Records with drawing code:
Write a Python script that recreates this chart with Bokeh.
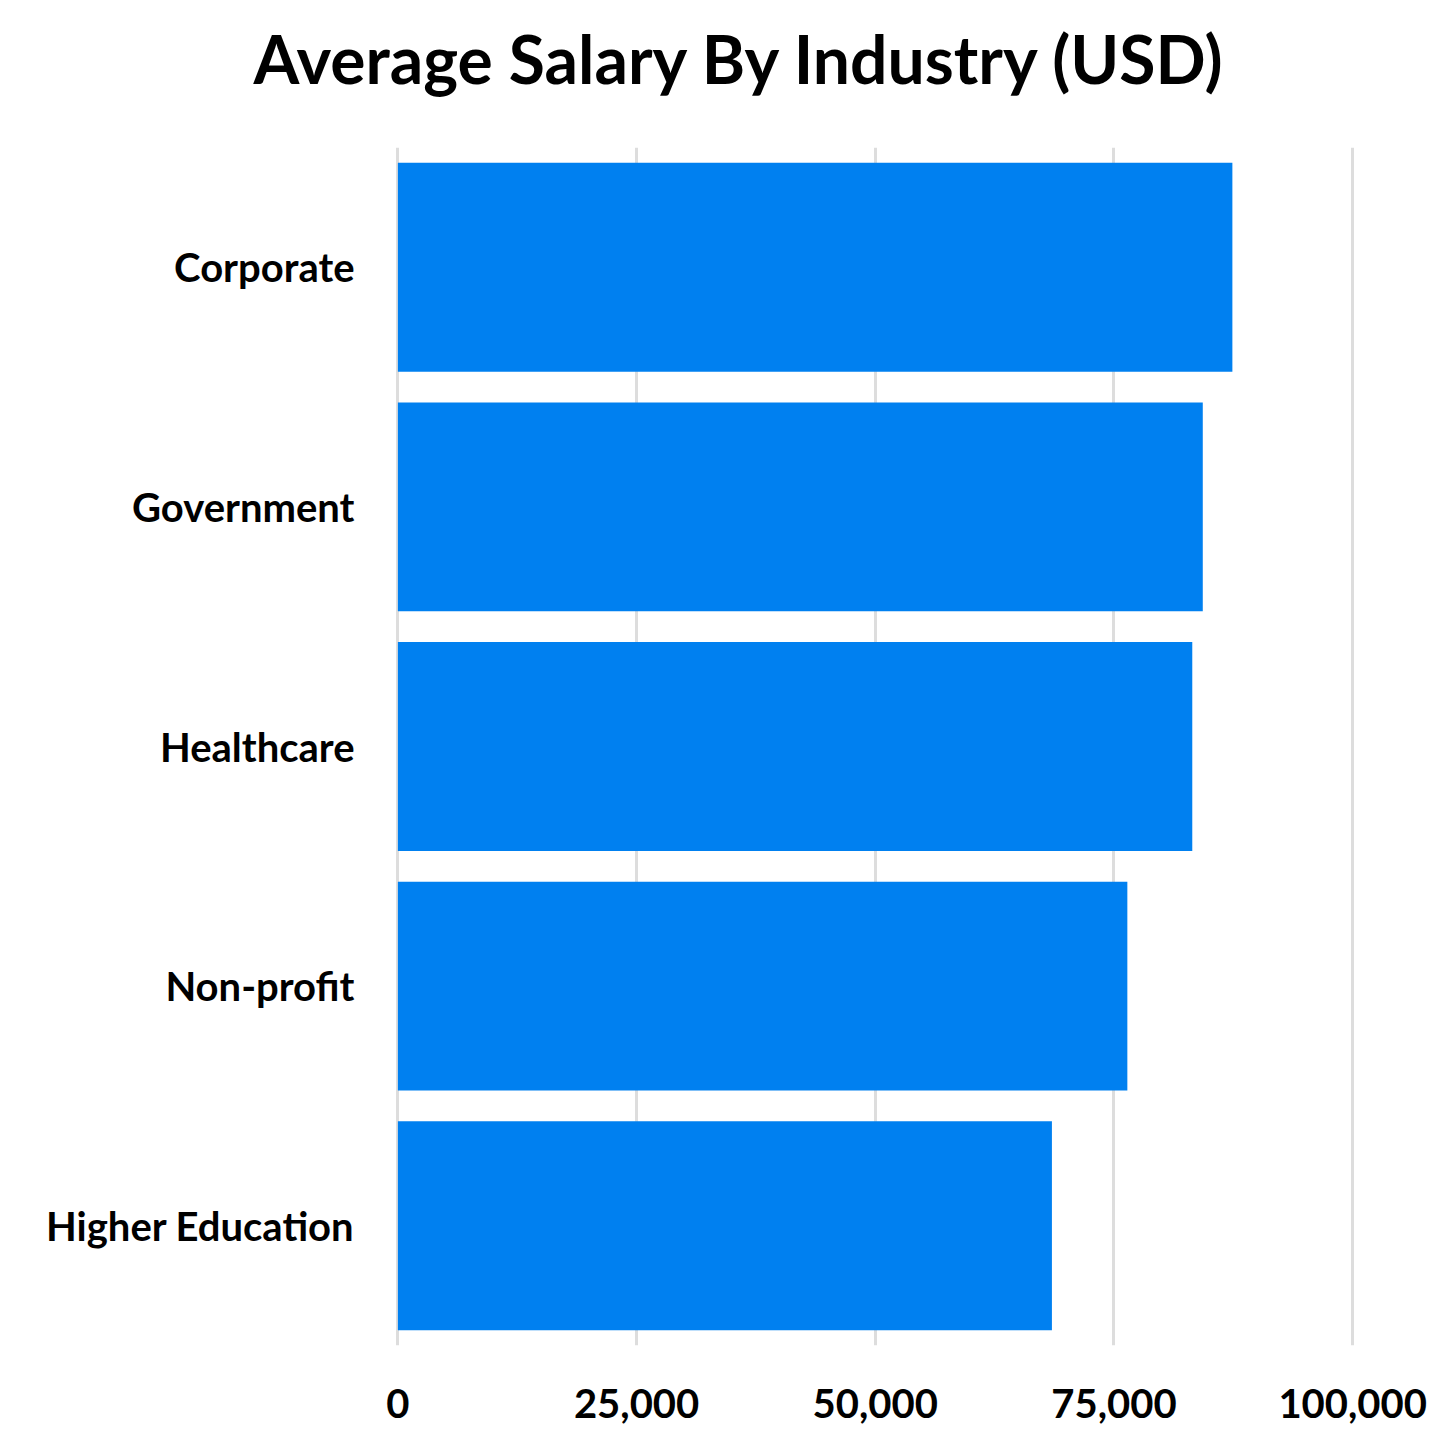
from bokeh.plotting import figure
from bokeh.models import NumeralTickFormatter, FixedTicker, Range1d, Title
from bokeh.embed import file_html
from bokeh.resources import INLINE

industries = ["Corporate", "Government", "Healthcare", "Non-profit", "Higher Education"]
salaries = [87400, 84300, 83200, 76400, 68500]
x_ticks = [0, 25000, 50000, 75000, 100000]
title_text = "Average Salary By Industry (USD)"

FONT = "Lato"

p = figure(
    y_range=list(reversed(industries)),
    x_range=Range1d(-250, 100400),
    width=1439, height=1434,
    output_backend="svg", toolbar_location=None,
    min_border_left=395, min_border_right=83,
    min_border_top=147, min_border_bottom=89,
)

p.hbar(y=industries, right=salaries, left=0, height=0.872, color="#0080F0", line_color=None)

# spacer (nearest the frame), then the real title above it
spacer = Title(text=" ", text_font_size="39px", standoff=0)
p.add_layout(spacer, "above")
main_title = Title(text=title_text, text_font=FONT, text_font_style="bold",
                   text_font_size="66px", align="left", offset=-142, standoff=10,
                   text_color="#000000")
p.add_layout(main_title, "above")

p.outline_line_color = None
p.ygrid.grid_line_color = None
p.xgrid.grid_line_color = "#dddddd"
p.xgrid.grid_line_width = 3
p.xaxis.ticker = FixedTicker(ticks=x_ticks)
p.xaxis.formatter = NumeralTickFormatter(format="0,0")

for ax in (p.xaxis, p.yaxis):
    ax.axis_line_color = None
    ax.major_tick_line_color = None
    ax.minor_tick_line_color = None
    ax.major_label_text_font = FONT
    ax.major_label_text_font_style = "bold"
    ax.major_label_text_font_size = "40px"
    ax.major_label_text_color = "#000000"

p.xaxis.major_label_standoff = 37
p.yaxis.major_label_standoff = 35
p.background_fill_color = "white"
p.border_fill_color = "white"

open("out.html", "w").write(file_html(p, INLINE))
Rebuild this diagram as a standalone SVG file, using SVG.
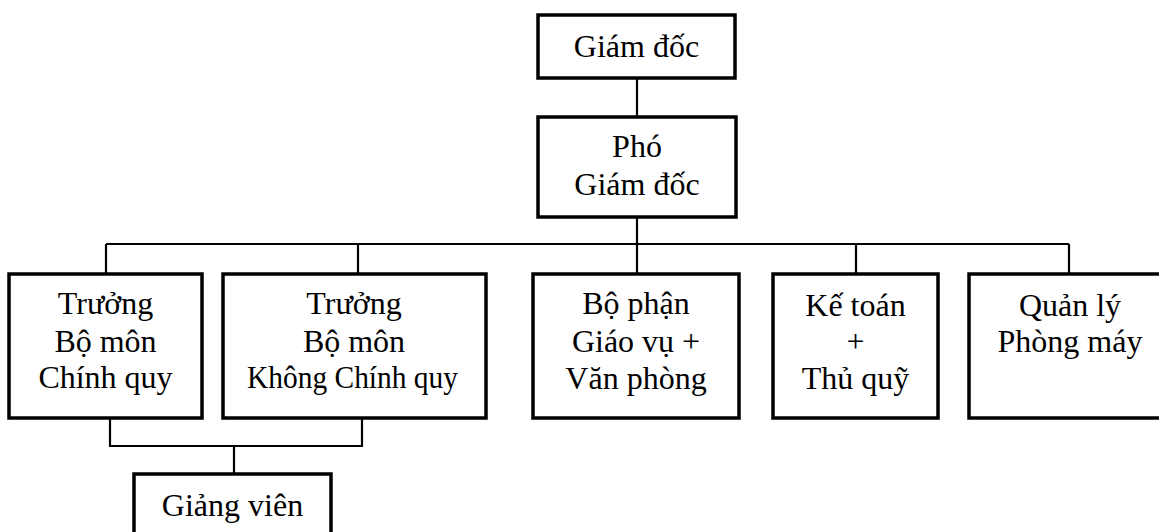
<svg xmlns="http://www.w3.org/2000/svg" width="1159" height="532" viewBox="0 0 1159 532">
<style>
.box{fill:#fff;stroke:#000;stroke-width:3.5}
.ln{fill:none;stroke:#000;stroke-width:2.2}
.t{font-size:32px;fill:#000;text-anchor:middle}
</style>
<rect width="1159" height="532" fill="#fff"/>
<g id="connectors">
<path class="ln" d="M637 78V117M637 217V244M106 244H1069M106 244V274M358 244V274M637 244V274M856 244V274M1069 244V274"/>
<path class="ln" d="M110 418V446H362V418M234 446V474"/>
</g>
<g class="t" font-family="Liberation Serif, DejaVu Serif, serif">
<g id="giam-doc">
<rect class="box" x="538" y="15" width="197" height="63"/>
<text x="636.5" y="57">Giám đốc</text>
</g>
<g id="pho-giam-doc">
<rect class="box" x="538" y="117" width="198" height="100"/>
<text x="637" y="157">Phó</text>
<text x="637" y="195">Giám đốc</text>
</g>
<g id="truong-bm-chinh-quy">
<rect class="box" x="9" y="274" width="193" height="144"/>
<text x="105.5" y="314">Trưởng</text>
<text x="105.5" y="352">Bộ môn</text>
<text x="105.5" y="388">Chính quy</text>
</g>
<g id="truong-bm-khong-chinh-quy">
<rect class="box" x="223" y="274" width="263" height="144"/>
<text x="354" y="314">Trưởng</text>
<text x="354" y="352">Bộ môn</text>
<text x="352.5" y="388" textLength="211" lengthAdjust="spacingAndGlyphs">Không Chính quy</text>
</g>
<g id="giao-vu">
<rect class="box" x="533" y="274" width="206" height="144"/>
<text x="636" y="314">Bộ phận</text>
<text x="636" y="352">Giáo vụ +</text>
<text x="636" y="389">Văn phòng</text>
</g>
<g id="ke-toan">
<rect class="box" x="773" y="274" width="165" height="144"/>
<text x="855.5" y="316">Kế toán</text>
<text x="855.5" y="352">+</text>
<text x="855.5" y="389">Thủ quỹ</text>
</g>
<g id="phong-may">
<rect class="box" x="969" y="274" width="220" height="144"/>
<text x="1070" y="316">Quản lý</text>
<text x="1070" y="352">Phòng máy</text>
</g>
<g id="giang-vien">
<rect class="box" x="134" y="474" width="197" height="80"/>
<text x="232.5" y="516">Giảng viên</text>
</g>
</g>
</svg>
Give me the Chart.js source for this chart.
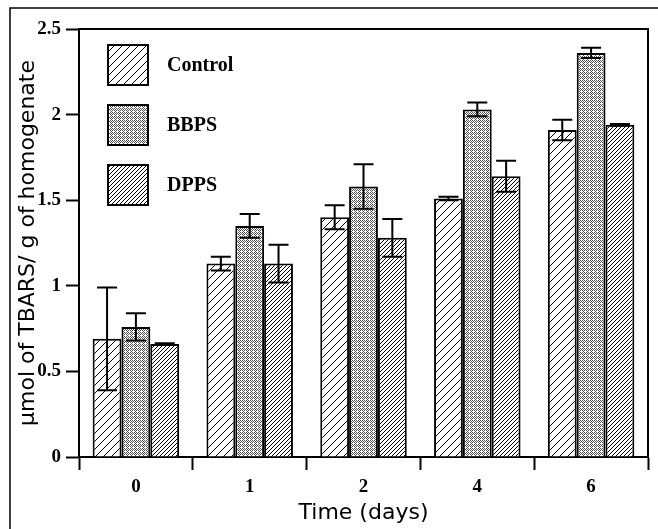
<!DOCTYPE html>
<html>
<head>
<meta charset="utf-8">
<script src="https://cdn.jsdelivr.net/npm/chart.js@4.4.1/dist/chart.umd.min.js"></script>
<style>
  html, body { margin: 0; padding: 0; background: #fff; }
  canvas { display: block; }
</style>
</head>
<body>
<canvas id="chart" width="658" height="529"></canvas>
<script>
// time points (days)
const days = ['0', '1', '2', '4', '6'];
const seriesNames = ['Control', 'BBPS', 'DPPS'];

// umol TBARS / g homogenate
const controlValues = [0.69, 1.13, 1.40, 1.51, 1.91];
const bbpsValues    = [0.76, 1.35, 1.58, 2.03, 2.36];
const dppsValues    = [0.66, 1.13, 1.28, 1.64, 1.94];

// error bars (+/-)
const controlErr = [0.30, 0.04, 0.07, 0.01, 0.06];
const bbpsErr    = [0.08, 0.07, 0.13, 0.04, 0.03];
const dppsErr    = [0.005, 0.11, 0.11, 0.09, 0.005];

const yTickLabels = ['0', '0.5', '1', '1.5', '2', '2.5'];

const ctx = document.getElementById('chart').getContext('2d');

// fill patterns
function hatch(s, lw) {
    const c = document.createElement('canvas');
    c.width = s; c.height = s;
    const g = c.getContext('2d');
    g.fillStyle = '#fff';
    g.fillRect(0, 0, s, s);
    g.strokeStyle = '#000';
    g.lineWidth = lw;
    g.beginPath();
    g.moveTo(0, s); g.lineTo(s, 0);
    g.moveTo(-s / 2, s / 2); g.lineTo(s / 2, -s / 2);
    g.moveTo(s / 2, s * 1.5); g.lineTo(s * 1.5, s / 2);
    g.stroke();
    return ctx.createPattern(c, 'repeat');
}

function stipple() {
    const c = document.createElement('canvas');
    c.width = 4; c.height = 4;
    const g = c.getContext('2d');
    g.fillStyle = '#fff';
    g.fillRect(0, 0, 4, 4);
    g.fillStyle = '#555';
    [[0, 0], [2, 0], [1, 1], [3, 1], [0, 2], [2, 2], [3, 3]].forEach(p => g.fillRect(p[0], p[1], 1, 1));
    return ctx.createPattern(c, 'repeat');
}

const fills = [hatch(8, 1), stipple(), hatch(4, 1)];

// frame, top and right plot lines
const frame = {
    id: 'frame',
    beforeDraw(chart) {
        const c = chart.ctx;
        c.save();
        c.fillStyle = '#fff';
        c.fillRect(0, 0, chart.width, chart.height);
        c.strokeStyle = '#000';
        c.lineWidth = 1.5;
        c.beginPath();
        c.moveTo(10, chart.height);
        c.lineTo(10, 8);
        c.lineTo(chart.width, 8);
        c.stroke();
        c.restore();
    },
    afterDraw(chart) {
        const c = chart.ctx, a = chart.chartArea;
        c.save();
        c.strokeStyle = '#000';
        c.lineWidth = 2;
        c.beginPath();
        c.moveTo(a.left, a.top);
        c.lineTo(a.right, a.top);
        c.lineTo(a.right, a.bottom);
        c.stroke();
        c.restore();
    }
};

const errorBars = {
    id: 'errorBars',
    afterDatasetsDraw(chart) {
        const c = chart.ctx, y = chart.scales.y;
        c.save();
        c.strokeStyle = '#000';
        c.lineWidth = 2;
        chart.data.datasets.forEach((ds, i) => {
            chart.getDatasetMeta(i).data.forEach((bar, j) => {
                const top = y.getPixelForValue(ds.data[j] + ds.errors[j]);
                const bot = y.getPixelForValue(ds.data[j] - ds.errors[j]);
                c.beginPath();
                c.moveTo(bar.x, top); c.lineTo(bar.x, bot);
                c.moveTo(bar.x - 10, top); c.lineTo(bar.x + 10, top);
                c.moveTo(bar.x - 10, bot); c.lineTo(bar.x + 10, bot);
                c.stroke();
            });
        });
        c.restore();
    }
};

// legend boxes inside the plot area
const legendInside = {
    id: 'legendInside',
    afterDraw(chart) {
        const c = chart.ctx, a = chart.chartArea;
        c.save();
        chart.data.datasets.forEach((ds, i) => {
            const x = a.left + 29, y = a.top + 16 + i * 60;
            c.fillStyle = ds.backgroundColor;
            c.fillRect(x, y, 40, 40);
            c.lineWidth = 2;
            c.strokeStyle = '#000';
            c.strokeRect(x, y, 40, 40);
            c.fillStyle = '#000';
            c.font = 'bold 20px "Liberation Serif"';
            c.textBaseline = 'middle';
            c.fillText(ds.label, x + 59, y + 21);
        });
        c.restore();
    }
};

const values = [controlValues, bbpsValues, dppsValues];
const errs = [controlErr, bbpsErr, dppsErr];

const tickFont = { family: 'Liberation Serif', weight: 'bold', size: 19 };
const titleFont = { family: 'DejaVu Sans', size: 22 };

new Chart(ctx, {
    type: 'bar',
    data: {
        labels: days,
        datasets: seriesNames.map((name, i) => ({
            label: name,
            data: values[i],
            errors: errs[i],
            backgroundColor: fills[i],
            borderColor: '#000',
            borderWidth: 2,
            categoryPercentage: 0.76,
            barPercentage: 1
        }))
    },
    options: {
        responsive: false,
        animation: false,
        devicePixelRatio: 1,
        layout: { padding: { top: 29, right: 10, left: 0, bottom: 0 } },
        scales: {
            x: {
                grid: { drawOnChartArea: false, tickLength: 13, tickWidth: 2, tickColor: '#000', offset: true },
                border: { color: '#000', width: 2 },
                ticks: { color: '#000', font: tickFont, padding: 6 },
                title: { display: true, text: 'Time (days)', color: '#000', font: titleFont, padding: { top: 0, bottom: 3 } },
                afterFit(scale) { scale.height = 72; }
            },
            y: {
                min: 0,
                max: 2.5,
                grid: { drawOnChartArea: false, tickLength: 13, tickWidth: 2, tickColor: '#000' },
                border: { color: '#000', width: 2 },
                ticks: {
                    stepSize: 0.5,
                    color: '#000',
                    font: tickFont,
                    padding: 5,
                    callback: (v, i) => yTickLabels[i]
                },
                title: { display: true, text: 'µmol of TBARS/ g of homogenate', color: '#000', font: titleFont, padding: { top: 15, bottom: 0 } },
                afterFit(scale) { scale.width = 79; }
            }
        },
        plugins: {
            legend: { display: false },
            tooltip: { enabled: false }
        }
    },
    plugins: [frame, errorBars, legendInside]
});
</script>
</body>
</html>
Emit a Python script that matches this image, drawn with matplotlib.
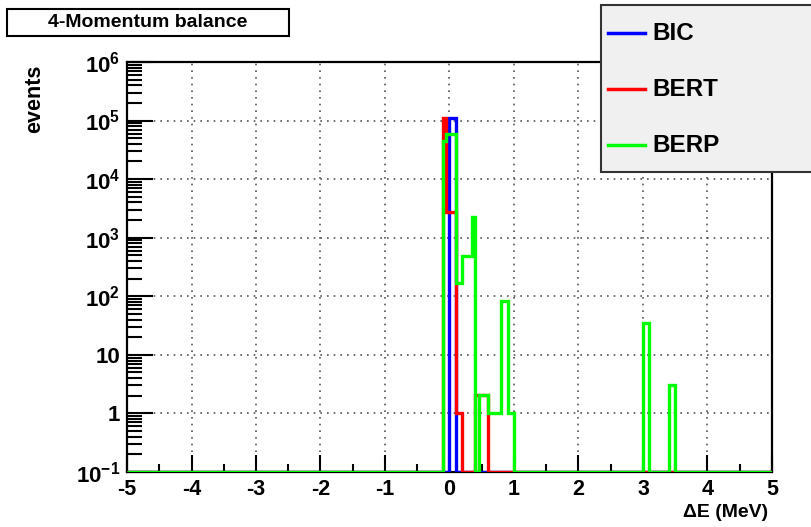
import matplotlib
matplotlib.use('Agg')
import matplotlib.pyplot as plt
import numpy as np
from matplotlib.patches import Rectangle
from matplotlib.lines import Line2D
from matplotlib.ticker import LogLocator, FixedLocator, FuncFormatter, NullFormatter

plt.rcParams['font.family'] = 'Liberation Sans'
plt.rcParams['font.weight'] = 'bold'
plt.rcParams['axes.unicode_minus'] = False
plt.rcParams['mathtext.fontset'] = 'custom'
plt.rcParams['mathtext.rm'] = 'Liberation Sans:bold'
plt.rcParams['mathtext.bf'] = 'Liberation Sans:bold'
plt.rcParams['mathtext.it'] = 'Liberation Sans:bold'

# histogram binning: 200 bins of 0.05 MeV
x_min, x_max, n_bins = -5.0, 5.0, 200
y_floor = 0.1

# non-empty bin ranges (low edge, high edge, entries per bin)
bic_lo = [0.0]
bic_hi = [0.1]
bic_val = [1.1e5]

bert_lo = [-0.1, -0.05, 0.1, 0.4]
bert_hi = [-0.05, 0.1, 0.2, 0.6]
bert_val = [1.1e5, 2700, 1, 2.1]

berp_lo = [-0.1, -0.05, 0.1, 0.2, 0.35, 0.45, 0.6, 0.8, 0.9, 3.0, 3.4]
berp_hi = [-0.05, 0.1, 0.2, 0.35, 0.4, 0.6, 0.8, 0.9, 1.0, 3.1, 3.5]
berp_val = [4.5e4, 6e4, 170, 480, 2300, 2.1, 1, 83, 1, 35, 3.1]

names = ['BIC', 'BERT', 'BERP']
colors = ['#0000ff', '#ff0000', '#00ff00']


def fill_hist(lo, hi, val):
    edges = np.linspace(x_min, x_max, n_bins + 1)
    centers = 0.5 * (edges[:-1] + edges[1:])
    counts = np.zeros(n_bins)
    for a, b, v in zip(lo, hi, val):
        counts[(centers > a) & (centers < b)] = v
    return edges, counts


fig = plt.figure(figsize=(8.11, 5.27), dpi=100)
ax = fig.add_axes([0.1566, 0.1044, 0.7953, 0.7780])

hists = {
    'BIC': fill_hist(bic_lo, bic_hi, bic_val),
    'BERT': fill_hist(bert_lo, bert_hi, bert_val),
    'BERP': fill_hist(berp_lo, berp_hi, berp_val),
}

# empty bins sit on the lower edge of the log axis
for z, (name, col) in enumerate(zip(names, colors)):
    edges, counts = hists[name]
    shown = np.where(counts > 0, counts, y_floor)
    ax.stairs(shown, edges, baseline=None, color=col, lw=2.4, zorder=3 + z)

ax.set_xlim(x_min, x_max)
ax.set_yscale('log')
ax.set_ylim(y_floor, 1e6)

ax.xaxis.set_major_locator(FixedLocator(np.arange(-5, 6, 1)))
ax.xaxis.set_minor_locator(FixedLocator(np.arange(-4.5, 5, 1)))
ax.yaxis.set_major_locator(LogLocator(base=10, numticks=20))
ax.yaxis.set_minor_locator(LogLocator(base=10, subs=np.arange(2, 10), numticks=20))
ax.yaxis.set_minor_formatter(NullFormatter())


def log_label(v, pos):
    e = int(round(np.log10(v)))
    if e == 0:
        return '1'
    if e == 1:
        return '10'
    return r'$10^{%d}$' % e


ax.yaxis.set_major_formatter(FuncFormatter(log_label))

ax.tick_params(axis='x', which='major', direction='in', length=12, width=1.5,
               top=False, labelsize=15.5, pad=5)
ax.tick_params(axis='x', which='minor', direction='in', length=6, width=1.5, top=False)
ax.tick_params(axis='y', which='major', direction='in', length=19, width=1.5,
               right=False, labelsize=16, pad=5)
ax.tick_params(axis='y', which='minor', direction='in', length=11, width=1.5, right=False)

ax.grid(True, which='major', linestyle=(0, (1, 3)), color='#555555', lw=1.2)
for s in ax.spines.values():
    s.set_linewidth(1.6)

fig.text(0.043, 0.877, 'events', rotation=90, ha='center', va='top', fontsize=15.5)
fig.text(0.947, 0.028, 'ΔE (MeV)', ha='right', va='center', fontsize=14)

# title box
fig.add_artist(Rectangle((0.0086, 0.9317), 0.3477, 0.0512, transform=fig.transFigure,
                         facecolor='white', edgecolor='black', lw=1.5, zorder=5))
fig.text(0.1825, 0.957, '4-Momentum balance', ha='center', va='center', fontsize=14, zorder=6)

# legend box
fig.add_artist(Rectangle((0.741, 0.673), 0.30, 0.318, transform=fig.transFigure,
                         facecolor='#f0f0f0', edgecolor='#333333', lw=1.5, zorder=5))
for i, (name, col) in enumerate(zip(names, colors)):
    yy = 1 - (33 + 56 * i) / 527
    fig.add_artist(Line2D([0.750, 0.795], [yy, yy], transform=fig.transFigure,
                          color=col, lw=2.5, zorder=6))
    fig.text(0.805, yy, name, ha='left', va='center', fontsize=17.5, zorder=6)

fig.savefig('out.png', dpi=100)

**EXERCISE GOAL**.
From the first line of the listing above, repeat every line through the one holding "from bokeh.resources import INLINE". Both ends count, and pictures stay out.

**CORRECT OUTPUT**.
Write a Python script that recreates this chart with Bokeh.
from bokeh.plotting import figure
from bokeh.models import NumeralTickFormatter, FixedTicker, Range1d, Title
from bokeh.embed import file_html
from bokeh.resources import INLINE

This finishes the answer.